╭──
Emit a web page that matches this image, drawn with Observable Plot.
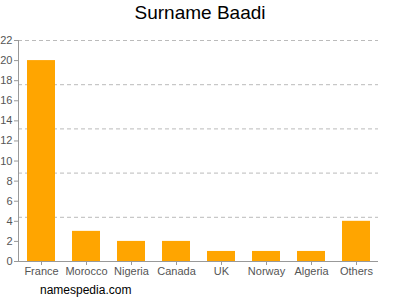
<!DOCTYPE html>
<html>
<head>
<meta charset="utf-8">
<script src="https://cdn.jsdelivr.net/npm/d3@7"></script>
<script src="https://cdn.jsdelivr.net/npm/@observablehq/plot@0.6"></script>
<style>
  body { margin: 0; background: #fff; font-family: "Liberation Sans", Arial, sans-serif; }
  #wrap { position: relative; width: 400px; height: 300px; overflow: hidden; }
  #title { position: absolute; top: 2px; left: 0; width: 400px; text-align: center; font-size: 19px; color: #000; }
  #caption { position: absolute; top: 283px; left: 40px; font-size: 12px; color: #000; }
  #chart { position: absolute; top: 0; left: 0; }
</style>
</head>
<body>
<div id="wrap">
  <div id="chart"></div>
  <div id="title">Surname Baadi</div>
  <div id="caption">namespedia.com</div>
</div>
<script>
const countries = ["France", "Morocco", "Nigeria", "Canada", "UK", "Norway", "Algeria", "Others"];
const counts = [20, 3, 2, 2, 1, 1, 1, 4];
const yTicks = [0, 2, 4, 6, 8, 10, 12, 14, 16, 18, 20, 22];
const gridLines = [4.4, 8.8, 13.2, 17.6, 22];

const data = countries.map((c, i) => ({country: c, count: counts[i]}));

const chart = Plot.plot({
  width: 400,
  height: 300,
  marginTop: 40,
  marginBottom: 39,
  marginLeft: 18,
  marginRight: 22,
  style: {fontFamily: "Liberation Sans, Arial, sans-serif", fontSize: "11px", color: "#555", background: "transparent"},
  x: {domain: countries, paddingInner: 0.378, paddingOuter: 0.189, label: null},
  y: {domain: [0, 22], label: null},
  marks: [
    Plot.ruleY(gridLines, {stroke: "#bbb", strokeDasharray: "4,3"}),
    Plot.barY(data, {x: "country", y: "count", fill: "#ffa500"}),
    Plot.axisY({ticks: yTicks, tickSize: 4, tickPadding: 2, stroke: "#999", fill: "#555", label: null}),
    Plot.axisX({tickSize: 4, tickPadding: 2, stroke: "#999", fill: "#555", label: null}),
    Plot.ruleY([0], {stroke: "#999"}),
    Plot.frame({anchor: "left", stroke: "#999"})
  ]
});
document.getElementById("chart").appendChild(chart);
</script>
</body>
</html>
╰──
◆ **GIVEN REQUEST**
Everything from the first line to the line with "const data = countries.map((c, i)" must be repeated exactly, and nothing else. Leave the pictures out.

◆ **FINISHED EXERCISE**
Emit a web page that matches this image, drawn with Observable Plot.
<!DOCTYPE html>
<html>
<head>
<meta charset="utf-8">
<script src="https://cdn.jsdelivr.net/npm/d3@7"></script>
<script src="https://cdn.jsdelivr.net/npm/@observablehq/plot@0.6"></script>
<style>
  body { margin: 0; background: #fff; font-family: "Liberation Sans", Arial, sans-serif; }
  #wrap { position: relative; width: 400px; height: 300px; overflow: hidden; }
  #title { position: absolute; top: 2px; left: 0; width: 400px; text-align: center; font-size: 19px; color: #000; }
  #caption { position: absolute; top: 283px; left: 40px; font-size: 12px; color: #000; }
  #chart { position: absolute; top: 0; left: 0; }
</style>
</head>
<body>
<div id="wrap">
  <div id="chart"></div>
  <div id="title">Surname Baadi</div>
  <div id="caption">namespedia.com</div>
</div>
<script>
const countries = ["France", "Morocco", "Nigeria", "Canada", "UK", "Norway", "Algeria", "Others"];
const counts = [20, 3, 2, 2, 1, 1, 1, 4];
const yTicks = [0, 2, 4, 6, 8, 10, 12, 14, 16, 18, 20, 22];
const gridLines = [4.4, 8.8, 13.2, 17.6, 22];

const data = countries.map((c, i) => ({country: c, count: counts[i]}));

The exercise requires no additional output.